# Cookies (Villanelle)



## aj47 (Sep 28, 2011)

My cookies have gone missing and I don't know where they are.
I planned to give them to my friends as symbols of good cheer—
one dozen monster cookies, each one shaped into a star.

The finest of the recipes in my small repertoire,
this was to be the final batch that I baked up this year.
My cookies have gone missing and I don't know where they are.

I left them in the pantry—they were too big for the jar.
I set them on the bottom shelf next to my husband's beer,
one dozen monster cookies, each one shaped into a star

Whichever person took them, left the pantry door ajar—
It isn't like my homemade goods routinely disappear.
My cookies have gone missing and I don't know where they are.

I find the circumstances are a little bit bizarre.
I guess I need to bake some more before my friends get here—
one dozen monster cookies, each one shaped into a star.

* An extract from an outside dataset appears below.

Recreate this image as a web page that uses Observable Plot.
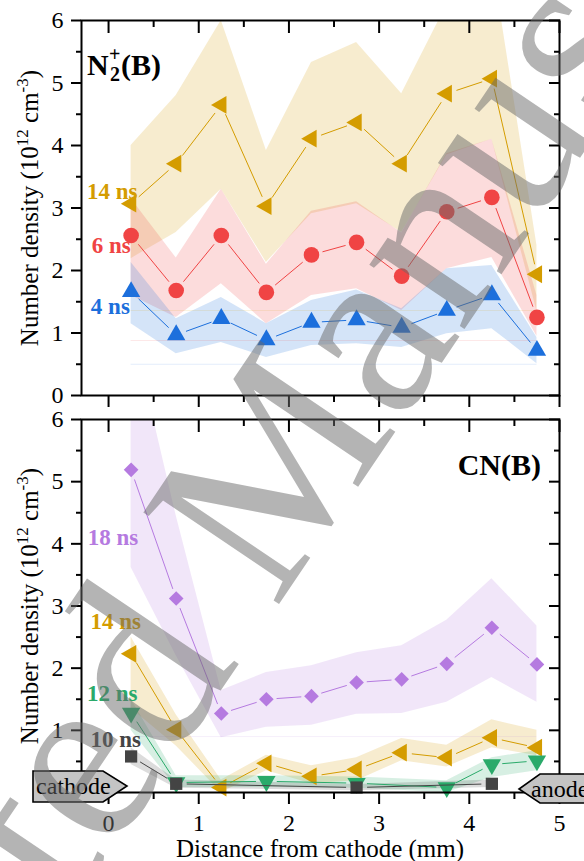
<!DOCTYPE html>
<html>
<head>
<meta charset="utf-8">
<script src="https://cdn.jsdelivr.net/npm/d3@7"></script>
<script src="https://cdn.jsdelivr.net/npm/@observablehq/plot@0.6"></script>
<style>
  body { margin: 0; background: #fff; }
  #wrap { position: relative; width: 584px; height: 861px; overflow: hidden; }
  #wrap > svg { position: absolute; left: 0; }
</style>
</head>
<body>
<div id="wrap"></div>
<script>
// ---------- data ----------
const X = [0.25, 0.75, 1.25, 1.75, 2.25, 2.75, 3.25, 3.75, 4.25, 4.75];

// N2+(B) panel
const n2_14 = [3.07, 3.71, 4.65, 3.03, 4.11, 4.37, 3.71, 4.83, 5.07, 1.94];
const n2_14_lo = [2.19, 2.61, 3.30, 2.13, 2.91, 3.07, 2.61, 3.85, 4.10, 1.35];
const n2_14_hi = [4.00, 4.80, 6.00, 3.92, 5.33, 5.65, 4.83, 6.25, 7.00, 2.40];

const n2_6 = [2.56, 1.68, 2.56, 1.65, 2.25, 2.45, 1.91, 2.94, 3.17, 1.25];
const n2_6_lo = [1.60, 1.25, 1.79, 1.15, 1.60, 1.71, 1.36, 2.03, 2.21, 0.95];
const n2_6_hi = [3.15, 2.20, 3.30, 2.10, 2.95, 3.10, 2.60, 3.87, 4.10, 1.60];

const n2_4 = [1.66, 0.97, 1.23, 0.89, 1.17, 1.21, 1.09, 1.36, 1.61, 0.72];
const n2_4_lo = [1.15, 0.67, 0.85, 0.61, 0.80, 0.83, 0.77, 0.99, 1.07, 0.51];
const n2_4_hi = [2.13, 1.23, 1.57, 1.15, 1.52, 1.69, 1.39, 2.03, 2.08, 0.93];

const n2_base = [1.36, 0.88, 0.50];   // faint baselines (14, 6, 4 ns)

// CN(B) panel
const cn_18 = [5.19, 3.12, 1.27, 1.50, 1.55, 1.77, 1.82, 2.07, 2.65, 2.06];
const cn_18_lo = [3.62, 2.20, 0.88, 1.05, 1.08, 1.26, 1.27, 1.45, 1.85, 1.45];
const cn_18_hi = [7.55, 4.45, 1.64, 1.93, 2.04, 2.25, 2.36, 2.77, 3.44, 2.68];

const cn_14 = [2.23, 1.01, 0.08, 0.47, 0.26, 0.37, 0.64, 0.56, 0.88, 0.72];
const cn_14_lo = [1.35, 0.75, 0.00, 0.35, 0.14, 0.19, 0.51, 0.41, 0.72, 0.59];
const cn_14_hi = [2.50, 1.25, 0.20, 0.60, 0.43, 0.56, 0.87, 0.76, 1.17, 1.00];

const X12 = [0.25, 0.75, 1.75, 2.75, 3.75, 4.25, 4.75];
const cn_12 = [1.28, 0.16, 0.18, 0.15, 0.08, 0.45, 0.51];
const cn_12_lo = [1.00, 0.08, 0.08, 0.07, 0.00, 0.24, 0.35];
const cn_12_hi = [1.50, 0.27, 0.27, 0.25, 0.19, 0.56, 0.67];

const X10 = [0.25, 0.75, 2.75, 4.25];
const cn_10 = [0.58, 0.14, 0.08, 0.14];
const cn_10_lo = [0.45, 0.07, 0.03, 0.08];
const cn_10_hi = [0.72, 0.20, 0.13, 0.20];

const cn_base = [0.90];

const yTicks = [0, 1, 2, 3, 4, 5, 6];
const yMinor = [0.5, 1.5, 2.5, 3.5, 4.5, 5.5];
const xTicks = [0, 1, 2, 3, 4, 5];
const xMinor = [0.5, 1.5, 2.5, 3.5, 4.5];

// ---------- styles ----------
const GOLD = "#d49c00", RED = "#f04444", BLUE = "#1c6fdc", PURPLE = "#b57ae0", GREEN = "#2aaa6a", GRAY = "#444444";
const FONT = "Liberation Serif, Tinos, Times New Roman, Times, DejaVu Serif, serif";

function rows(xs, ys, lo, hi) {
  return xs.map((x, i) => ({x, y: ys[i], lo: lo[i], hi: hi[i]}));
}
function segments(data) {
  return data.slice(1).map((d, i) => ({x1: data[i].x, y1: data[i].y, x2: d.x, y2: d.y}));
}

const topSeries = [
  {label: "14 ns", color: GOLD, symbol: "triangle", rotate: -90, r: 6.6, data: rows(X, n2_14, n2_14_lo, n2_14_hi), lx: 0.04, ly: 3.26},
  {label: "6 ns", color: RED, symbol: "circle", rotate: 0, r: 7.8, data: rows(X, n2_6, n2_6_lo, n2_6_hi), lx: 0.03, ly: 2.40},
  {label: "4 ns", color: BLUE, symbol: "triangle", rotate: 0, r: 6.8, data: rows(X, n2_4, n2_4_lo, n2_4_hi), lx: 0.02, ly: 1.42}
];
const botSeries = [
  {label: "18 ns", color: PURPLE, symbol: "diamond2", rotate: 0, r: 6.6, data: rows(X, cn_18, cn_18_lo, cn_18_hi), lx: 0.05, ly: 4.10},
  {label: "14 ns", color: GOLD, symbol: "triangle", rotate: -90, r: 6.6, data: rows(X, cn_14, cn_14_lo, cn_14_hi), lx: 0.08, ly: 2.75},
  {label: "12 ns", color: GREEN, symbol: "triangle", rotate: 180, r: 6.8, data: rows(X12, cn_12, cn_12_lo, cn_12_hi), lx: 0.04, ly: 1.59},
  {label: "10 ns", color: GRAY, symbol: "square", rotate: 0, r: 6.9, data: rows(X10, cn_10, cn_10_lo, cn_10_hi), lx: 0.08, ly: 0.85}
];

function seriesMarks(series, bases) {
  const m = [];
  series.forEach(s => m.push(Plot.areaY(s.data, {x: "x", y1: "lo", y2: "hi", fill: s.color, fillOpacity: 0.19, clip: true})));
  bases.forEach((b, i) => m.push(Plot.ruleY([b], {x1: X[0], x2: X[X.length - 1], stroke: series[i].color, strokeOpacity: 0.12, strokeWidth: 1})));
  series.forEach(s => {
    // connecting lines with small gaps at the markers
    m.push(Plot.arrow(segments(s.data), {x1: "x1", y1: "y1", x2: "x2", y2: "y2", stroke: s.color, strokeWidth: 1,
      headLength: 0, inset: s.r + 4, clip: true}));
    m.push(Plot.dot(s.data, {x: "x", y: "y", symbol: s.symbol, rotate: s.rotate, r: s.r, fill: s.color, stroke: "none"}));
  });
  series.forEach(s => m.push(Plot.text([{x: s.lx, y: s.ly, t: s.label}], {
    x: "x", y: "y", text: "t", fill: s.color, fontSize: 23, fontWeight: "bold", fontFamily: FONT,
    textAnchor: "middle", lineAnchor: "middle"
  })));
  return m;
}

function axisMarks(showY0, showX) {
  const blank = () => "";
  return [
    Plot.axisY(yTicks, {anchor: "left", tickSize: 10, tickPadding: 8, strokeWidth: 2, fontSize: 24, fontFamily: FONT, label: null,
      tickFormat: d => (d === 0 && !showY0) ? "" : String(d)}),
    Plot.axisY(yMinor, {anchor: "left", tickSize: 5, strokeWidth: 2, tickFormat: blank, label: null}),
    Plot.axisY(yTicks, {anchor: "right", tickSize: 11, dx: -11, strokeWidth: 2, tickFormat: blank, label: null}),
    Plot.axisY(yMinor, {anchor: "right", tickSize: 6, dx: -6, strokeWidth: 2, tickFormat: blank, label: null}),
    Plot.axisX(xTicks, {anchor: "bottom", tickSize: 12, tickPadding: 9, strokeWidth: 2, fontSize: 24, fontFamily: FONT, label: null,
      tickFormat: showX ? (d => String(d)) : blank}),
    Plot.axisX(xMinor, {anchor: "bottom", tickSize: 7, strokeWidth: 2, tickFormat: blank, label: null}),
    Plot.axisX(xTicks, {anchor: "top", tickSize: 12, dy: 12, strokeWidth: 2, tickFormat: blank, label: null}),
    Plot.axisX(xMinor, {anchor: "top", tickSize: 6, dy: 6, strokeWidth: 2, tickFormat: blank, label: null}),
    Plot.frame({stroke: "black", strokeWidth: 2})
  ];
}

const common = {
  width: 584,
  marginLeft: 81, marginRight: 25,
  x: {domain: [-0.3, 5]},
  y: {domain: [0, 6]},
  style: {fontFamily: FONT, fontSize: "24px", color: "black", background: "transparent", overflow: "visible"}
};

const wrap = document.getElementById("wrap");

// ---------- top panel ----------
const topPlot = Plot.plot({
  ...common, height: 405, marginTop: 20, marginBottom: 10,
  marks: [...seriesMarks(topSeries, n2_base), ...axisMarks(true, false)]
});
topPlot.style.top = "0px";
wrap.appendChild(topPlot);

// ---------- bottom panel ----------
const botPlot = Plot.plot({
  ...common, height: 456, marginTop: 14, marginBottom: 69,
  marks: [...seriesMarks(botSeries, cn_base), ...axisMarks(false, true)]
});
botPlot.style.top = "405px";
wrap.appendChild(botPlot);

function txt(sel) {
  return sel.append("text").style("font-family", FONT).attr("fill", "black").attr("text-anchor", "start");
}

function yTitle(svg, cy) {
  const t = txt(d3.select(svg))
    .attr("transform", `translate(38,${cy}) rotate(-90)`)
    .attr("text-anchor", "middle").attr("font-size", 25);
  t.append("tspan").text("Number density (10");
  t.append("tspan").attr("font-size", 17).attr("dy", -10).text("12");
  t.append("tspan").attr("dy", 10).text(" cm");
  t.append("tspan").attr("font-size", 17).attr("dy", -10).text("-3");
  t.append("tspan").attr("dy", 10).text(")");
}
yTitle(topPlot, 208);
yTitle(botPlot, 201);

// species labels
{
  const s = d3.select(topPlot);
  txt(s).attr("x", 87).attr("y", 75).attr("font-size", 30).attr("font-weight", "bold").text("N");
  txt(s).attr("x", 110).attr("y", 81).attr("font-size", 20).attr("font-weight", "bold").text("2");
  txt(s).attr("x", 109).attr("y", 61).attr("font-size", 20).attr("font-weight", "bold").text("+");
  txt(s).attr("x", 121).attr("y", 75).attr("font-size", 30).attr("font-weight", "bold").text("(B)");
  txt(d3.select(botPlot)).attr("x", 541).attr("y", 70).attr("text-anchor", "end")
    .attr("font-weight", "bold").attr("font-size", 30).text("CN(B)");
}

// x title
txt(d3.select(botPlot)).attr("x", 320).attr("y", 452).attr("text-anchor", "middle")
  .attr("font-size", 25).text("Distance from cathode (mm)");

// electrode tags
{
  const g = d3.select(botPlot).append("g");
  g.append("path").attr("d", "M33,366 H103 L127,381 L103,397 H33 Z").attr("fill", "#c4c4c4").attr("stroke", "black").attr("stroke-width", 1.6);
  txt(g).attr("x", 36).attr("y", 389).attr("font-size", 24).text("cathode");
  g.append("path").attr("d", "M600,369 H540 L519,384 L540,398 H600 Z").attr("fill", "#c4c4c4").attr("stroke", "black").attr("stroke-width", 1.6);
  txt(g).attr("x", 531).attr("y", 392).attr("font-size", 24).text("anode");
}

// watermark overlay
{
  const svg = d3.select(wrap).append("svg").attr("width", 584).attr("height", 861)
    .style("top", "0px").style("pointer-events", "none");
  const g = svg.append("g").attr("transform", "translate(275,610) rotate(-56)");
  txt(g).attr("x", 0).attr("y", 0).attr("font-size", 250).attr("fill", "#6a6a6a").attr("fill-opacity", 0.5).text("Manuscript");
  txt(g).attr("x", -62).attr("y", 0).attr("text-anchor", "end").attr("font-size", 250).attr("fill", "#6a6a6a").attr("fill-opacity", 0.5).text("Accepted");
}
</script>
</body>
</html>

I found crumbs in the driveway where my husband parks his car—
if it turns out that he took them, I will kick him in the rear!
My cookies have gone missing and I don't know where they are—
one dozen monster cookies, each one shaped into a star.


----------



## Phyllis (Sep 28, 2011)

LOL!  Very nice!   Never heard of this form, but like the rhythm.


----------



## Bloggsworth (Sep 28, 2011)

Great stuff - A domestic take on a 14 century Italian verse form. Only one thing, I feel that the ante-penultimate line could do with a *that*:

_If it turns out that he took them, I will kick him in the rear_


----------



## Firemajic (Sep 28, 2011)

This is yummmmy! A mystery about star shaped cookies, what's not to love!Nice rhyming , great story--very well done.  I am thinking , Husband took the cookies---look around for his empty coffee cup---that is a dead give away--every one knows ,you must have coffee with star shaped cookies...well done. Peace...Jul


----------



## feralpen (Sep 28, 2011)

Very nicely done and in wonderful keeping with the form. Love the humor. Hope 'hubby' finds the cookies were worth the abuse you so obviously
 intend to inflict upon him.:encouragement:

fp


----------



## candid petunia (Sep 28, 2011)

I'd heard of villanelle but this is the first time I'm reading one. A fun read, love it. And obviously the cookies were so tasty the husband couldn't resist them. Maybe you could bake some more and share here? :cookie:


----------



## aj47 (Sep 28, 2011)

thank you all!

This was fun to write and I started off with "What kind of villanelle can I write about cookies?"


----------



## Fossie (Sep 28, 2011)

Very cute, you can almost sing it!


----------



## Chesters Daughter (Sep 30, 2011)

Dare I say it? Yes, I do. Yummy! A sweeping bow for you, Milady, for a perfectly executed piece of deliciousness. Why, dear Annie, do you punish yourself so, lol? Properly constructing a villanelle, as you've done so marvelously, is clearly begging for an aneurysm. Very well done, love, and much enjoyed.

Best,
Lisa


----------



## Gumby (Oct 1, 2011)

And just in time for my favorite holiday, Halloween! This is wonderful and has started October off with a bang for me.


----------



## aj47 (Jan 16, 2017)

I edited this today to embrace punctuation and tweak something.  PiP posted a call for humor poetry and this is one of my better efforts. I'm not sure it's at it's best yet—this was my very first villanelle.


----------



## escorial (Jan 21, 2017)

how your style has changed and it was great to see that...why change a thing..this was then


----------